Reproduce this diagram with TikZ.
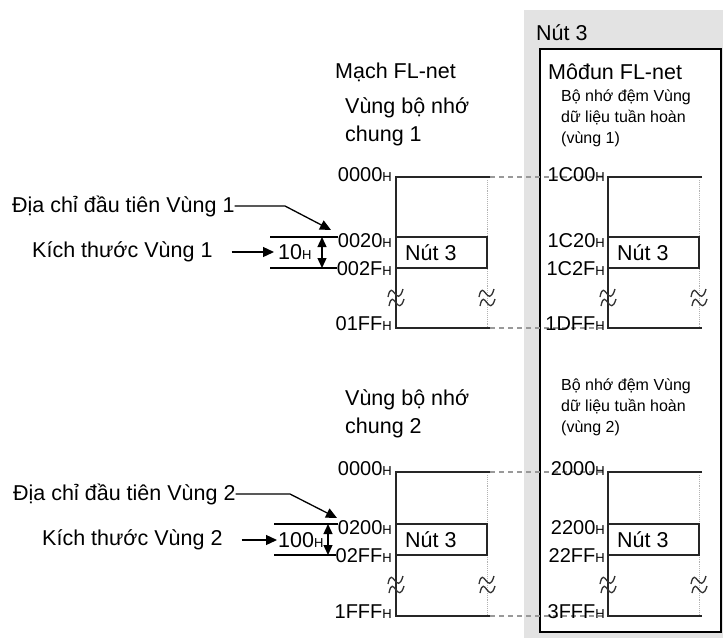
\documentclass[tikz,border=0pt]{standalone}
\usepackage{fontspec}
\setmainfont{Liberation Sans}
\usetikzlibrary{arrows.meta, positioning}

% small subscript H of the addresses
\newcommand{\hs}{{\fontsize{13}{13}\selectfont H}}

% one memory column: x, top, box top, box bottom, break, bottom
\newcommand{\memcol}[6]{%
  \draw[guide] (#1+91,#2+3) -- (#1+91,#6);
  \draw[memline] (#1+94,#2) -- (#1,#2) -- (#1,#6) -- (#1+94,#6);
  \draw[memline] (#1,#3) rectangle (#1+91,#4);
  \brkmark{#1}{#5}
  \brkmark{#1+91}{#5}
}

% wavy break sign on a vertical line
\newcommand{\brkmark}[2]{%
  \draw[black!80, line width=1.3pt] (#1-8,#2-1) .. controls (#1-4,#2-21) and (#1+1,#2+12) .. (#1+7,#2-9);
  \draw[black!80, line width=1.3pt] (#1-7,#2+8) .. controls (#1-3,#2-12) and (#1+2,#2+21) .. (#1+8,#2+1);
}

\tikzset{
  lbl/.style={font=\fontsize{21.5}{25}\selectfont, inner sep=0pt},
  small/.style={font=\fontsize{16}{20}\selectfont, inner sep=0pt, align=left},
  addr/.style={font=\fontsize{20}{24}\selectfont, inner sep=0pt, anchor=base east},
  memline/.style={black!85, line width=1.5pt},
  guide/.style={gray!60, line width=0.9pt, densely dotted},
  link/.style={gray!80, line width=1.1pt, dash pattern=on 5pt off 4pt},
  tick/.style={black, line width=1.2pt},
  ptr/.style={-{Triangle[length=11pt, width=10pt]}, line width=1.3pt},
  dim/.style={{Triangle[length=10pt, width=9pt]}-{Triangle[length=10pt, width=9pt]}, line width=1.3pt},
}

\begin{document}
\begin{tikzpicture}[x=1pt, y=-1pt]
\useasboundingbox (0,0) rectangle (723,638);

% Node 3 panel
\fill[gray!22] (524,10) rectangle (723,638);
\draw[fill=white, line width=1.3pt] (540,49) rectangle (721,632);

% Headings
\node[lbl, anchor=west] (node3) at (536,33) {Nút 3};
\node[lbl, anchor=west] (circuit) at (335,72) {Mạch FL-net};
\node[lbl, anchor=west] (module) at (548,72) {Môđun FL-net};
\node[lbl, anchor=north west, align=left] (common1) at (345,97) {Vùng bộ nhớ\\[3pt]chung 1};
\node[small, anchor=north west] (buffer1) at (561,90) {Bộ nhớ đệm Vùng\\[1pt]dữ liệu tuần hoàn\\[1pt](vùng 1)};
\node[lbl, anchor=north west, align=left] (common2) at (345,389) {Vùng bộ nhớ\\[3pt]chung 2};
\node[small, anchor=north west] (buffer2) at (561,379) {Bộ nhớ đệm Vùng\\[1pt]dữ liệu tuần hoàn\\[1pt](vùng 2)};

% Links between the two memories
\draw[link] (490,177) -- (608,177);
\draw[link] (490,328) -- (608,328);
\draw[link] (490,472) -- (608,472);
\draw[link] (490,616) -- (608,616);

% Memory columns
\memcol{396}{177}{237}{268}{298}{328}
\memcol{608}{177}{237}{268}{298}{328}
\memcol{396}{472}{524}{555}{585}{616}
\memcol{608}{472}{524}{555}{585}{616}

% Node 3 areas
\node[lbl, anchor=west] (nutA) at (405,253) {Nút 3};
\node[lbl, anchor=west] (nutB) at (617,253) {Nút 3};
\node[lbl, anchor=west] (nutC) at (405,540) {Nút 3};
\node[lbl, anchor=west] (nutD) at (617,540) {Nút 3};

% Addresses, area 1
\node[addr] (a1s) at (392,181) {0000\hs};
\node[addr] (a1b) at (392,247) {0020\hs};
\node[addr] (a1e) at (392,275) {002F\hs};
\node[addr] (a1z) at (392,330) {01FF\hs};
\node[addr] (b1s) at (605,181) {1C00\hs};
\node[addr] (b1b) at (605,247) {1C20\hs};
\node[addr] (b1e) at (605,275) {1C2F\hs};
\node[addr] (b1z) at (605,330) {1DFF\hs};

% Addresses, area 2
\node[addr] (a2s) at (392,475) {0000\hs};
\node[addr] (a2b) at (392,534) {0200\hs};
\node[addr] (a2e) at (392,562) {02FF\hs};
\node[addr] (a2z) at (392,618) {1FFF\hs};
\node[addr] (b2s) at (605,475) {2000\hs};
\node[addr] (b2b) at (605,534) {2200\hs};
\node[addr] (b2e) at (605,562) {22FF\hs};
\node[addr] (b2z) at (605,618) {3FFF\hs};

% Annotations, area 1
\node[lbl, anchor=west] (first1) at (12,206) {Địa chỉ đầu tiên Vùng 1};
\coordinate (bend1) at (285,206);
\coordinate (tip1) at (331,230);
\draw[ptr] (first1.east) -- (bend1) -- (tip1);
\node[lbl, anchor=west] (size1) at (32,252) {Kích thước Vùng 1};
\node[lbl, anchor=west] (len1) at (278,252) {10\hs};
\draw[ptr] ([xshift=19pt]size1.east) -- ([xshift=-4pt]len1.west);
\draw[tick] (270,237) -- (a1b.west |- 0,237);
\draw[tick] (270,268) -- (a1e.west |- 0,268);
\draw[dim] (322,237) -- (322,268);

% Annotations, area 2
\node[lbl, anchor=west] (first2) at (13,494) {Địa chỉ đầu tiên Vùng 2};
\coordinate (bend2) at (290,494);
\coordinate (tip2) at (337,518);
\draw[ptr] (first2.east) -- (bend2) -- (tip2);
\node[lbl, anchor=west] (size2) at (42,540) {Kích thước Vùng 2};
\node[lbl, anchor=west] (len2) at (278,540) {100\hs};
\draw[ptr] ([xshift=19pt]size2.east) -- ([xshift=-1pt]len2.west);
\draw[tick] (274,524) -- (a2b.west |- 0,524);
\draw[tick] (274,555) -- (a2e.west |- 0,555);
\draw[dim] (328,524) -- (328,555);
\end{tikzpicture}
\end{document}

- Exercise goal: Exclude the pictures. Write out the remaining data exactly.

- Expected answer:
Reproduce this diagram with TikZ.
\documentclass[tikz,border=0pt]{standalone}
\usepackage{fontspec}
\setmainfont{Liberation Sans}
\usetikzlibrary{arrows.meta, positioning}

% small subscript H of the addresses
\newcommand{\hs}{{\fontsize{13}{13}\selectfont H}}

% one memory column: x, top, box top, box bottom, break, bottom
\newcommand{\memcol}[6]{%
  \draw[guide] (#1+91,#2+3) -- (#1+91,#6);
  \draw[memline] (#1+94,#2) -- (#1,#2) -- (#1,#6) -- (#1+94,#6);
  \draw[memline] (#1,#3) rectangle (#1+91,#4);
  \brkmark{#1}{#5}
  \brkmark{#1+91}{#5}
}

% wavy break sign on a vertical line
\newcommand{\brkmark}[2]{%
  \draw[black!80, line width=1.3pt] (#1-8,#2-1) .. controls (#1-4,#2-21) and (#1+1,#2+12) .. (#1+7,#2-9);
  \draw[black!80, line width=1.3pt] (#1-7,#2+8) .. controls (#1-3,#2-12) and (#1+2,#2+21) .. (#1+8,#2+1);
}

\tikzset{
  lbl/.style={font=\fontsize{21.5}{25}\selectfont, inner sep=0pt},
  small/.style={font=\fontsize{16}{20}\selectfont, inner sep=0pt, align=left},
  addr/.style={font=\fontsize{20}{24}\selectfont, inner sep=0pt, anchor=base east},
  memline/.style={black!85, line width=1.5pt},
  guide/.style={gray!60, line width=0.9pt, densely dotted},
  link/.style={gray!80, line width=1.1pt, dash pattern=on 5pt off 4pt},
  tick/.style={black, line width=1.2pt},
  ptr/.style={-{Triangle[length=11pt, width=10pt]}, line width=1.3pt},
  dim/.style={{Triangle[length=10pt, width=9pt]}-{Triangle[length=10pt, width=9pt]}, line width=1.3pt},
}

\begin{document}
\begin{tikzpicture}[x=1pt, y=-1pt]
\useasboundingbox (0,0) rectangle (723,638);

% Node 3 panel
\fill[gray!22] (524,10) rectangle (723,638);
\draw[fill=white, line width=1.3pt] (540,49) rectangle (721,632);

% Headings
\node[lbl, anchor=west] (node3) at (536,33) {Nút 3};
\node[lbl, anchor=west] (circuit) at (335,72) {Mạch FL-net};
\node[lbl, anchor=west] (module) at (548,72) {Môđun FL-net};
\node[lbl, anchor=north west, align=left] (common1) at (345,97) {Vùng bộ nhớ\\[3pt]chung 1};
\node[small, anchor=north west] (buffer1) at (561,90) {Bộ nhớ đệm Vùng\\[1pt]dữ liệu tuần hoàn\\[1pt](vùng 1)};
\node[lbl, anchor=north west, align=left] (common2) at (345,389) {Vùng bộ nhớ\\[3pt]chung 2};
\node[small, anchor=north west] (buffer2) at (561,379) {Bộ nhớ đệm Vùng\\[1pt]dữ liệu tuần hoàn\\[1pt](vùng 2)};

% Links between the two memories
\draw[link] (490,177) -- (608,177);
\draw[link] (490,328) -- (608,328);
\draw[link] (490,472) -- (608,472);
\draw[link] (490,616) -- (608,616);

% Memory columns
\memcol{396}{177}{237}{268}{298}{328}
\memcol{608}{177}{237}{268}{298}{328}
\memcol{396}{472}{524}{555}{585}{616}
\memcol{608}{472}{524}{555}{585}{616}

% Node 3 areas
\node[lbl, anchor=west] (nutA) at (405,253) {Nút 3};
\node[lbl, anchor=west] (nutB) at (617,253) {Nút 3};
\node[lbl, anchor=west] (nutC) at (405,540) {Nút 3};
\node[lbl, anchor=west] (nutD) at (617,540) {Nút 3};

% Addresses, area 1
\node[addr] (a1s) at (392,181) {0000\hs};
\node[addr] (a1b) at (392,247) {0020\hs};
\node[addr] (a1e) at (392,275) {002F\hs};
\node[addr] (a1z) at (392,330) {01FF\hs};
\node[addr] (b1s) at (605,181) {1C00\hs};
\node[addr] (b1b) at (605,247) {1C20\hs};
\node[addr] (b1e) at (605,275) {1C2F\hs};
\node[addr] (b1z) at (605,330) {1DFF\hs};

% Addresses, area 2
\node[addr] (a2s) at (392,475) {0000\hs};
\node[addr] (a2b) at (392,534) {0200\hs};
\node[addr] (a2e) at (392,562) {02FF\hs};
\node[addr] (a2z) at (392,618) {1FFF\hs};
\node[addr] (b2s) at (605,475) {2000\hs};
\node[addr] (b2b) at (605,534) {2200\hs};
\node[addr] (b2e) at (605,562) {22FF\hs};
\node[addr] (b2z) at (605,618) {3FFF\hs};

% Annotations, area 1
\node[lbl, anchor=west] (first1) at (12,206) {Địa chỉ đầu tiên Vùng 1};
\coordinate (bend1) at (285,206);
\coordinate (tip1) at (331,230);
\draw[ptr] (first1.east) -- (bend1) -- (tip1);
\node[lbl, anchor=west] (size1) at (32,252) {Kích thước Vùng 1};
\node[lbl, anchor=west] (len1) at (278,252) {10\hs};
\draw[ptr] ([xshift=19pt]size1.east) -- ([xshift=-4pt]len1.west);
\draw[tick] (270,237) -- (a1b.west |- 0,237);
\draw[tick] (270,268) -- (a1e.west |- 0,268);
\draw[dim] (322,237) -- (322,268);

% Annotations, area 2
\node[lbl, anchor=west] (first2) at (13,494) {Địa chỉ đầu tiên Vùng 2};
\coordinate (bend2) at (290,494);
\coordinate (tip2) at (337,518);
\draw[ptr] (first2.east) -- (bend2) -- (tip2);
\node[lbl, anchor=west] (size2) at (42,540) {Kích thước Vùng 2};
\node[lbl, anchor=west] (len2) at (278,540) {100\hs};
\draw[ptr] ([xshift=19pt]size2.east) -- ([xshift=-1pt]len2.west);
\draw[tick] (274,524) -- (a2b.west |- 0,524);
\draw[tick] (274,555) -- (a2e.west |- 0,555);
\draw[dim] (328,524) -- (328,555);
\end{tikzpicture}
\end{document}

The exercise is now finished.